Because you have interests, now. You have things you care about that. Of course, you could say that Courtney Stodden has things she cares about, too, but they seem to involve “sex” and “the Bible” at least from everything we have ever heard her say or tweet. There are a pretty wide range of potential male spouses who could also be interested in those things and I suspect that, just by virtue of being young and not having enough time to have developed bizarrely specific interests, Courtney could be equally happy with any one of them.
And I do not doubt that she is happy, at least right now. She has very little reason to be unhappy, other than Internet haters, and, well, she tweets about being aroused for 24 hours, so maybe she should have seen that one coming.

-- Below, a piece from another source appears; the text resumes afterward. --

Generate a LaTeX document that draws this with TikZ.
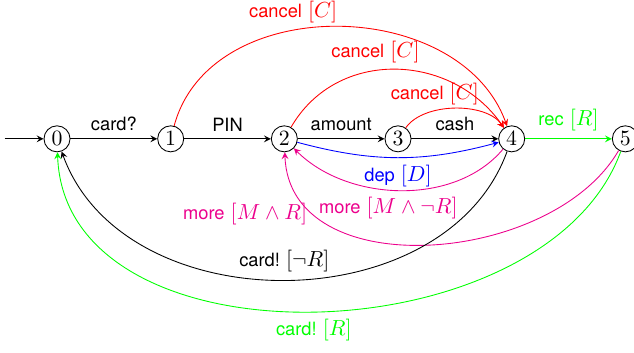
\documentclass[tikz,border=0pt]{standalone}
\usepackage{fontspec}
\setsansfont{TeX Gyre Heros}[Scale=0.84]
\usepackage{amsmath,amssymb}
\usetikzlibrary{arrows,positioning}
\definecolor{morecol}{RGB}{236,0,140}
\newcommand{\grd}[1]{$\;[#1]$}

\begin{document}
\begin{tikzpicture}[node distance = 1.4cm, auto, >=stealth, font=\sffamily]

\useasboundingbox (-0.92,-3.44) rectangle (9.31,2.24);

\tikzstyle{stnode} = [circle, draw, minimum size = 0.42cm, inner sep = 0pt]

% states
\node [stnode] (s0) {$0$};
\node [stnode, right = of s0] (s1) {$1$};
\node [stnode, right = of s1] (s2) {$2$};
\node [stnode, right = of s2] (s3) {$3$};
\node [stnode, right = of s3] (s4) {$4$};
\node [stnode, right = of s4] (s5) {$5$};
\coordinate [left = 0.63cm of s0] (init);

% main line
\path[->] (init) edge (s0);
\path[->] (s0) edge node {card?} (s1);
\path[->] (s1) edge node {PIN} (s2);
\path[->] (s2) edge node {amount} (s3);
\path[->] (s3) edge node {cash} (s4);
\path[->, green] (s4) edge node {rec\grd{R}} (s5);

% cancel
\path[->, red] (s1) edge[out=75, in=110, looseness=1.07] node[pos=0.4, above] {cancel\grd{C}} (s4);
\path[->, red] (s2) edge[out=60, in=125, looseness=1.1] node[pos=0.42, above] {cancel\grd{C}} (s4);
\path[->, red] (s3) edge[out=55, in=125, looseness=0.82] node[pos=0.33, above=-1pt] {cancel\grd{C}} (s4);

% deposit and more
\path[->, blue] (s2) edge[bend right = 15] node[midway, below] {dep\grd{D}} (s4);
\path[->, morecol] (s4) edge[out=-130, in=-45, looseness=0.92] node[pos=0.55, below] {more\grd{M\wedge\neg R}} (s2);
\path[->, morecol] (s5) edge[out=-120, in=-88, looseness=1.02] node[pos=0.8, left] {more\grd{M\wedge R}} (s2);

% card back
\path[->] (s4) edge[out=-110, in=-70, looseness=1.05] node[midway, above] {card!\grd{\neg R}} (s0);
\path[->, green] (s5) edge[out=-110, in=-88, looseness=1.0] node[midway, below] {card!\grd{R}} (s0);

\end{tikzpicture}
\end{document}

Remember, this is a woman who said her husband was going to be “her college.” That sounds a lot easier than actual college where you have to wake up at uncomfortable hours to learn how things work, and take tests, and write about things you do not want to write about. It certainly sounds easier than the process after college where you have to work difficult jobs you dislike on the way to finding a job you actually like. I am jealous she will never have to go through those phases, especially as there is absolutely nothing to suggest that being more intelligent and knowledgeable about the world will lead to a happier life – if there was then we’d be talking about sunshine kiddies like Nietzsche and Kant all the time.

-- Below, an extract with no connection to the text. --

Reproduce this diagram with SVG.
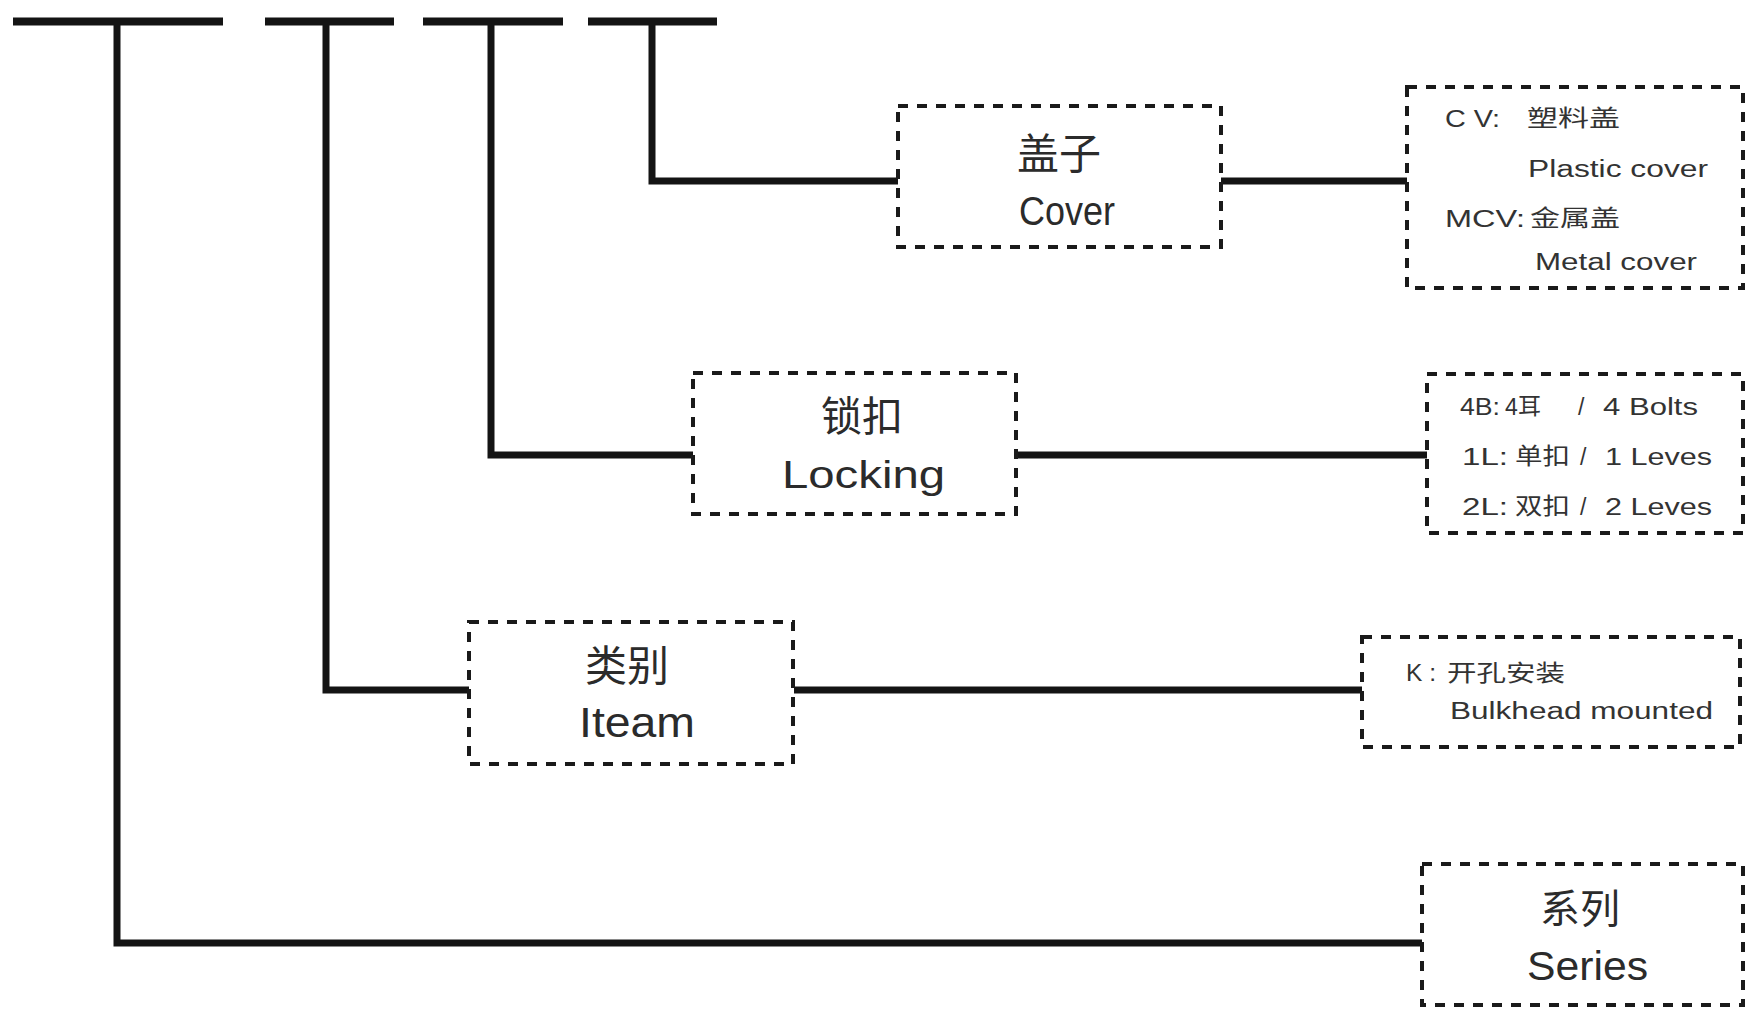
<svg xmlns="http://www.w3.org/2000/svg" width="1747" height="1010" viewBox="0 0 1747 1010">
<style>
.bg{fill:#ffffff}
.box{fill:none;stroke:#1a1a1a;stroke-width:4;stroke-dasharray:10 9}
.ln{fill:none;stroke:#141414;stroke-width:7;stroke-linecap:butt;stroke-linejoin:miter}
.bar{fill:none;stroke:#141414;stroke-width:8}
.lbl{font-family:"Liberation Sans","Noto Sans CJK SC",sans-serif;fill:#2b2b2b}
.cjk{font-family:"Noto Sans CJK SC","Liberation Sans",sans-serif;fill:#2b2b2b}
.opt{font-family:"Liberation Sans","Noto Sans CJK SC",sans-serif;fill:#333333;font-size:23px}
.optc{font-family:"Noto Sans CJK SC","Liberation Sans",sans-serif;fill:#333333;font-size:23px}
</style>
<rect class="bg" x="0" y="0" width="1747" height="1010"/>
<g id="code-bars">
<line class="bar" x1="13" y1="21.5" x2="223" y2="21.5"/>
<line class="bar" x1="265" y1="21.5" x2="394" y2="21.5"/>
<line class="bar" x1="423" y1="21.5" x2="563" y2="21.5"/>
<line class="bar" x1="588" y1="21.5" x2="717" y2="21.5"/>
</g>
<g id="connectors">
<polyline class="ln" points="117,21 117,943 1422,943"/>
<polyline class="ln" points="326,21 326,690 469,690"/>
<line class="ln" x1="794" y1="690" x2="1362" y2="690"/>
<polyline class="ln" points="491,21 491,455 693,455"/>
<line class="ln" x1="1016" y1="455" x2="1427" y2="455"/>
<polyline class="ln" points="652,21 652,181 898,181"/>
<line class="ln" x1="1221" y1="181" x2="1407" y2="181"/>
</g>
<g id="node-cover">
<rect class="box" x="898" y="106" width="323" height="141"/>
<text class="cjk" x="1017" y="169" font-size="42">盖子</text>
<text class="lbl" x="1019" y="225" font-size="40" textLength="96" lengthAdjust="spacingAndGlyphs">Cover</text>
</g>
<g id="node-cover-options">
<rect class="box" x="1407" y="87" width="336" height="201"/>
<text class="opt" x="1445" y="127" textLength="55" lengthAdjust="spacingAndGlyphs">C V:</text>
<text class="optc" x="1527" y="126" textLength="93" lengthAdjust="spacingAndGlyphs">塑料盖</text>
<text class="opt" x="1528" y="177" textLength="180" lengthAdjust="spacingAndGlyphs">Plastic cover</text>
<text class="opt" x="1445" y="227" textLength="80" lengthAdjust="spacingAndGlyphs">MCV:</text>
<text class="optc" x="1530" y="226" textLength="90" lengthAdjust="spacingAndGlyphs">金属盖</text>
<text class="opt" x="1535" y="270" textLength="162" lengthAdjust="spacingAndGlyphs">Metal cover</text>
</g>
<g id="node-locking">
<rect class="box" x="693" y="373" width="323" height="141"/>
<text class="cjk" x="821" y="431" font-size="41">锁扣</text>
<text class="lbl" x="782" y="488" font-size="39" textLength="163" lengthAdjust="spacingAndGlyphs">Locking</text>
</g>
<g id="node-locking-options">
<rect class="box" x="1427" y="374" width="316" height="159"/>
<text class="opt" x="1460" y="415" textLength="40" lengthAdjust="spacingAndGlyphs">4B:</text>
<text class="opt" x="1505" y="415">4</text>
<text class="optc" x="1518" y="414">耳</text>
<text class="opt" x="1578" y="415">/</text>
<text class="opt" x="1603" y="415" textLength="95" lengthAdjust="spacingAndGlyphs">4 Bolts</text>
<text class="opt" x="1462" y="465" textLength="46" lengthAdjust="spacingAndGlyphs">1L:</text>
<text class="optc" x="1515" y="464" textLength="55" lengthAdjust="spacingAndGlyphs">单扣</text>
<text class="opt" x="1580" y="465">/</text>
<text class="opt" x="1605" y="465" textLength="107" lengthAdjust="spacingAndGlyphs">1 Leves</text>
<text class="opt" x="1462" y="515" textLength="46" lengthAdjust="spacingAndGlyphs">2L:</text>
<text class="optc" x="1515" y="514" textLength="55" lengthAdjust="spacingAndGlyphs">双扣</text>
<text class="opt" x="1580" y="515">/</text>
<text class="opt" x="1605" y="515" textLength="107" lengthAdjust="spacingAndGlyphs">2 Leves</text>
</g>
<g id="node-iteam">
<rect class="box" x="469" y="622" width="324" height="142"/>
<text class="cjk" x="585" y="681" font-size="42">类别</text>
<text class="lbl" x="579" y="737" font-size="42" textLength="116" lengthAdjust="spacingAndGlyphs">Iteam</text>
</g>
<g id="node-iteam-options">
<rect class="box" x="1362" y="637" width="378" height="110"/>
<text class="opt" x="1406" y="681" font-size="21" textLength="30" lengthAdjust="spacingAndGlyphs">K :</text>
<text class="optc" x="1447" y="681" textLength="118" lengthAdjust="spacingAndGlyphs">开孔安装</text>
<text class="opt" x="1450" y="719" font-size="25" textLength="263" lengthAdjust="spacingAndGlyphs">Bulkhead mounted</text>
</g>
<g id="node-series">
<rect class="box" x="1422" y="864" width="321" height="141"/>
<text class="cjk" x="1540" y="923" font-size="40">系列</text>
<text class="lbl" x="1527" y="980" font-size="40" textLength="121" lengthAdjust="spacingAndGlyphs">Series</text>
</g>
</svg>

But would I trade places with Courtney Stodden? Not for a second.
Partly because I think that running around in a bikini talking about how aroused you are is appealing for 10 years, tops. And I see nothing in her life that would encourage her to turn into a grown-up who say, wanted to tweet about her feelings on international politics. A 40 year old woman tweeting about how she has been aroused for 24 hours is significantly less interesting than a 16 year old one doing the same. People might think a 16 year old girl is kind of “out there” or “crazy” but the terms applied to a 40 year old would be more along the lines of “sad” or “pathetic.” It was easier in Michael Faber’s Victorian times. They died earlier. So, modern societal pressure, I guess that’s one reason I wouldn’t want to be her. In this one instance I will say “go, societal pressures! Thanks for forcing me to build character.”
Oh, and the fact that becoming someone who has a personality that’s been honed over years of being by yourself makes it that much more special when you do find someone who is like you.
Still. I think she’s probably having fun while it lasts. It just can’t last that long.